You can sense the pressure on restaurant chains to develop new and preferably inexpensive ways to market themselves, particularly their latest menu choices. The last few days brought a few results worth noting, though for decidedly different reasons. For instance, interrupting consumers’ vacations is at best a risky endeavor. Some might say foolhardy.
Yet that’s exactly what Domino’s did in a stunt to publicize its new Chocolate Lava Crunch Cake dessert. When people think about lava, what comes to mind? Volcanoes, of course. So the pizza delivery chain figured it’d blitz North America’s most famous volcano, the postcard-perfect Mt. St. Helens in Washington State, with a product giveaway.
Because there isn’t a Domino’s in the ultra-green area, the chain hired a helicopter yesterday to swoop in with 1,000 of the new desserts. The surprise delivery was aimed at the unsuspecting tourists “as they enjoyed breathtaking views of Mount St. Helens,” Domino’s announcement explained.
The statement noted that consumers were given a heads-up via Twitter and Facebook.

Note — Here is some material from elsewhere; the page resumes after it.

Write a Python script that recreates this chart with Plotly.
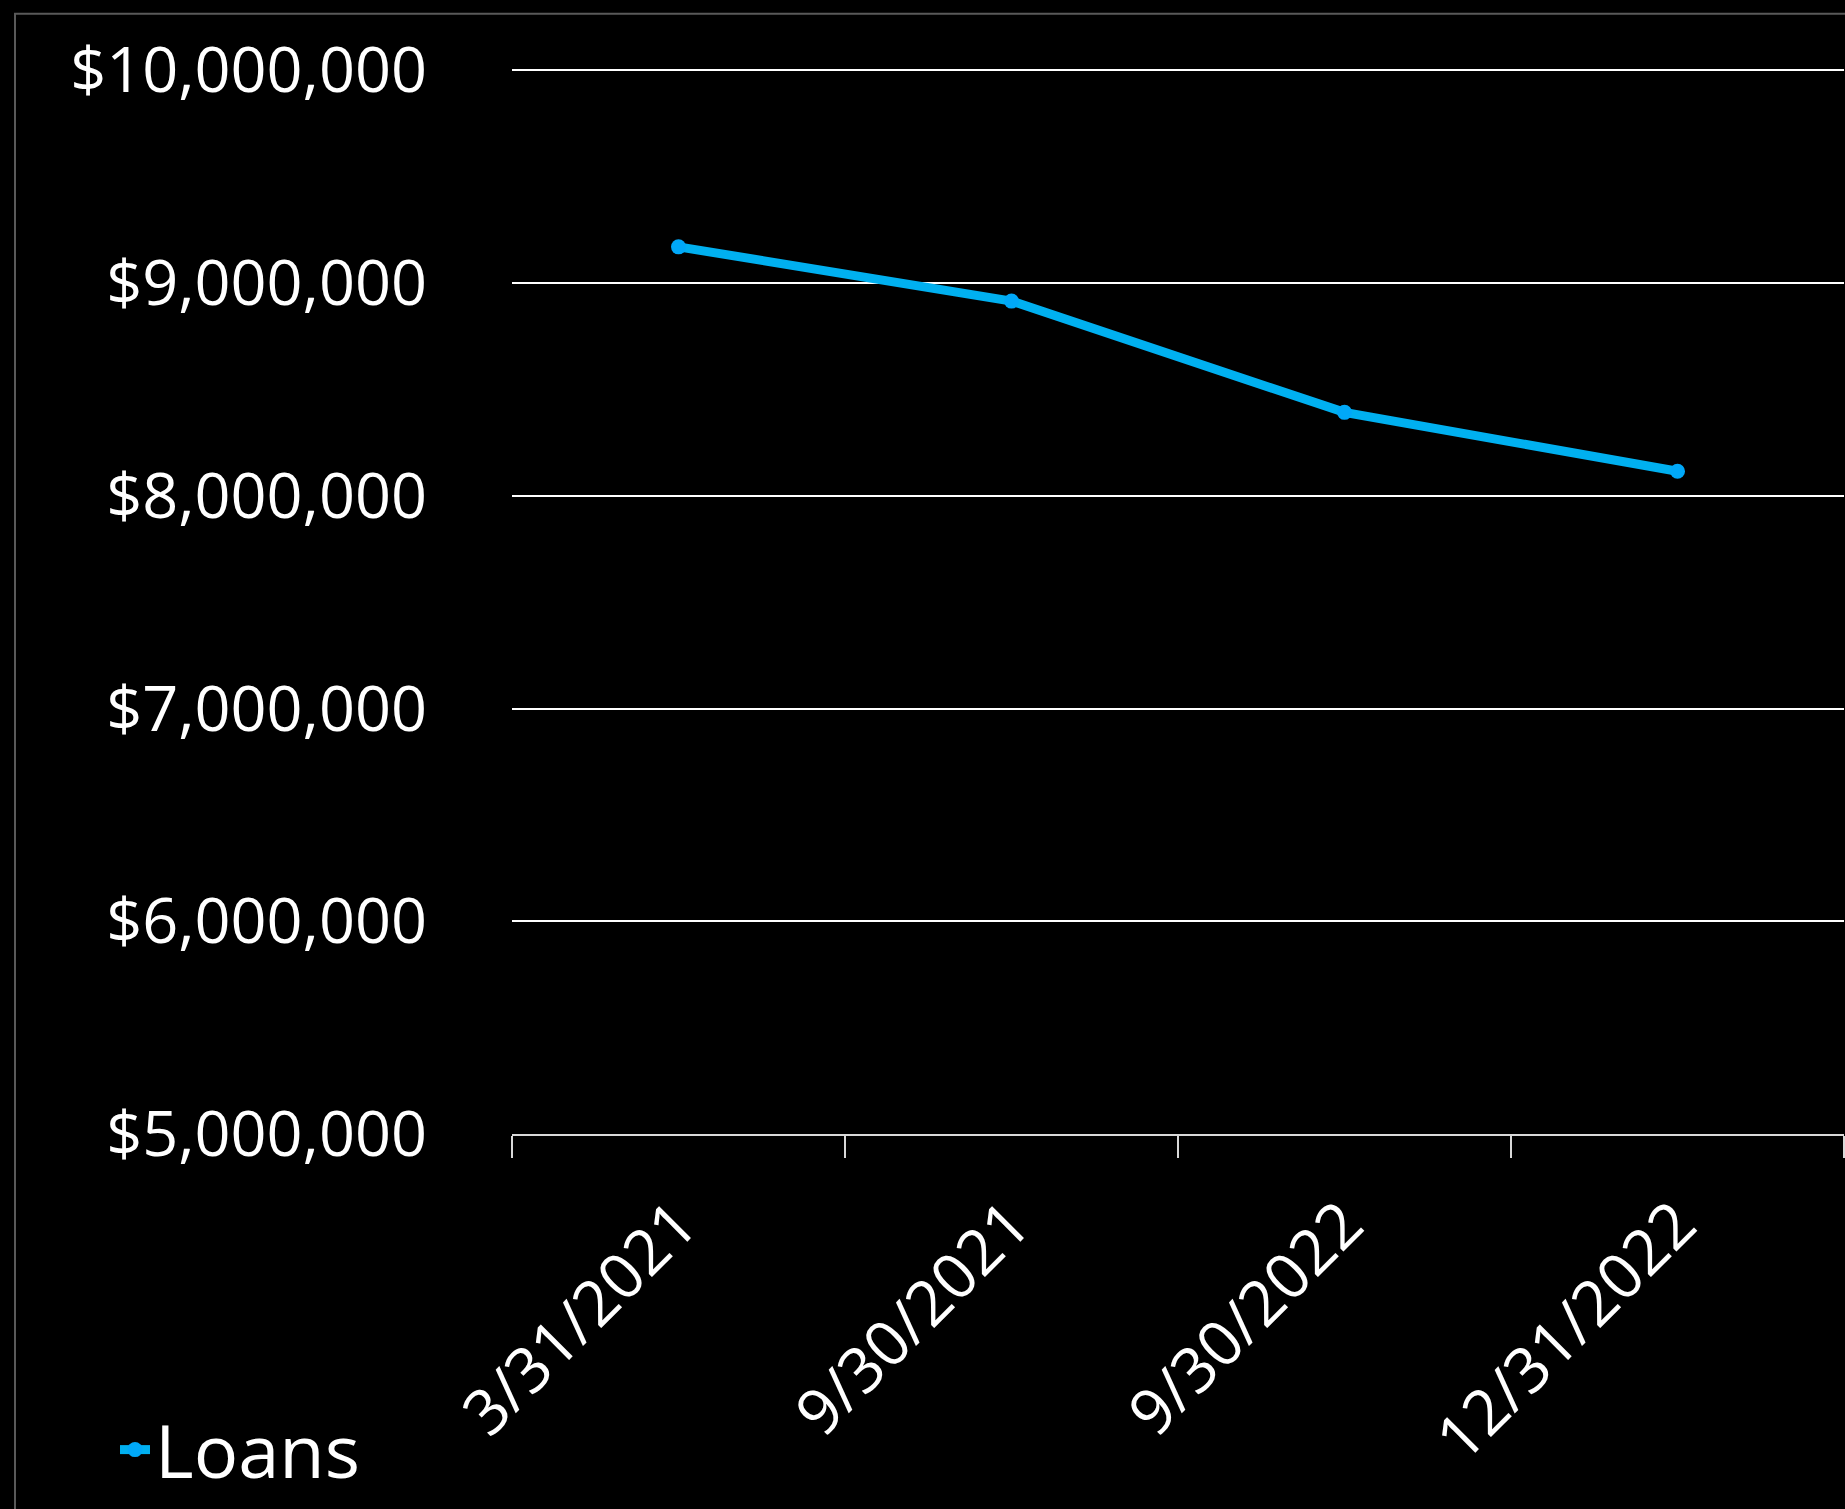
import plotly.graph_objects as go

dates = ["3/31/2021", "9/30/2021", "9/30/2022", "12/31/2022"]
loans = [9170000, 8915000, 8392000, 8115000]
y_ticks = [5000000, 6000000, 7000000, 8000000, 9000000, 10000000]
y_labels = ["${:,}".format(v) for v in y_ticks]

W, H = 1845, 1509
y_top_val = 10020000
y10_px, y5_px = 70.6, 1134.3
scale = (y5_px - y10_px) / 5000000
T = y10_px - (y_top_val - 10000000) * scale
B = H - y5_px
L, R = 512, 1
pw = W - L - R
ph = y5_px - T

fig = go.Figure()
fig.add_trace(go.Scatter(
    x=dates, y=loans, name="Loans", mode="lines+markers",
    line=dict(color="#00B0F0", width=9),
    marker=dict(color="#00A8F8", size=15),
))

font = "Open Sans, Noto Sans, sans-serif"
fig.update_layout(
    width=W, height=H,
    margin=dict(l=L, r=R, t=T, b=B, autoexpand=False),
    paper_bgcolor="black", plot_bgcolor="black",
    font=dict(family=font, color="white", size=62),
    showlegend=True,
    legend=dict(xref="container", yref="container", x=115 / W, y=1 - 1450 / H,
                xanchor="left", yanchor="middle", font=dict(size=74, color="white"),
                bgcolor="rgba(0,0,0,0)"),
    xaxis=dict(
        type="category", tickangle=-45, showgrid=False,
        showline=True, linecolor="#D9D9D9", linewidth=2,
        ticks="outside", tickson="boundaries", ticklen=22, tickcolor="#D9D9D9", tickwidth=2,
        tickfont=dict(size=63, color="white"), ticklabelstandoff=26,
        range=[-0.5, 3.5], fixedrange=True,
    ),
    yaxis=dict(
        range=[5000000, y_top_val], tickvals=y_ticks, ticktext=y_labels,
        showgrid=True, gridcolor="#FFFFFF", gridwidth=2, zeroline=False,
        showline=False, ticks="", tickfont=dict(size=63, color="white"),
        ticklabelstandoff=84, fixedrange=True,
    ),
    shapes=[dict(type="rect", xref="paper", yref="paper",
                 x0=(15 - L) / pw, x1=1.2, y0=-0.6, y1=(y5_px - 14) / ph,
                 line=dict(color="#595959", width=2), layer="below")],
)

fig.write_html("out.html", config={"displayModeBar": False},
               post_script="document.body.style.margin='0';document.body.style.background='black';")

Which, of course, all the visitors were checking as they gazed upon one of the most stunning natural sites in the United States.

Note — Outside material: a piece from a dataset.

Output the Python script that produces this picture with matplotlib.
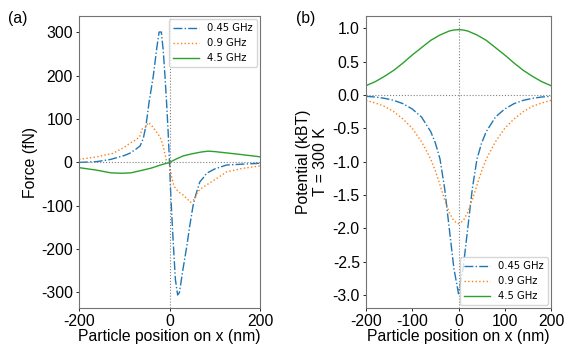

Domino’s hailed the event as a huge success. But you have to wonder how a family would react as their reverie in staring at the volcano was interrupted by a 40-decibel fast-food delivery. I'm going to go out on a limb here and suggest the stunt was likely a surprise to the sightseers, and probably not a happy one.
Less controversial are the new marketing programs announced by California Pizza Kitchen last week to its investors. Co-CEO Rick Rosenfield explained that the chain has launched what one financial analyst characterized as a VIP card for CPK fans. The new Adventure Card entitles the bearer to a 20% discount on new products introduced by the chain through Sept. 15. The offer is being supported by a new ad campaign.
That’s hardly a measure that could put vacations at risk. But you have to wonder if it plays into the pratfall of all discounts aimed at fans of a concept: Are you truly drawing additional visits and transactions from loyal followers, or are you merely cutting the take from a sale you would’ve made anyway?
Rosenfield also mentioned a new “business-to-business” campaign. He didn’t explain the program, but the context suggested it may be a telemarketing blitz to boost catering sales.
He did explain that the chain will try an off-premise, centralized call center to boost takeout business, which currently accounts for 14% of CPK’s sales. That test will commence next month, he said.
In discussing the chain’s financial results for the second quarter, CFO/COO Sue Collyns noted that delivery sales tanked for the chain in early July. The chain uses third-party delivery companies to truck its pies to consumers’ homes. The new call-center test is intended to recapture some of that off-premise business, she and Rosenfield indicated in their comments.
Rosenfield cited the company’s determination to reach customers “through all our many touch points.” He didn’t mention any helicopters.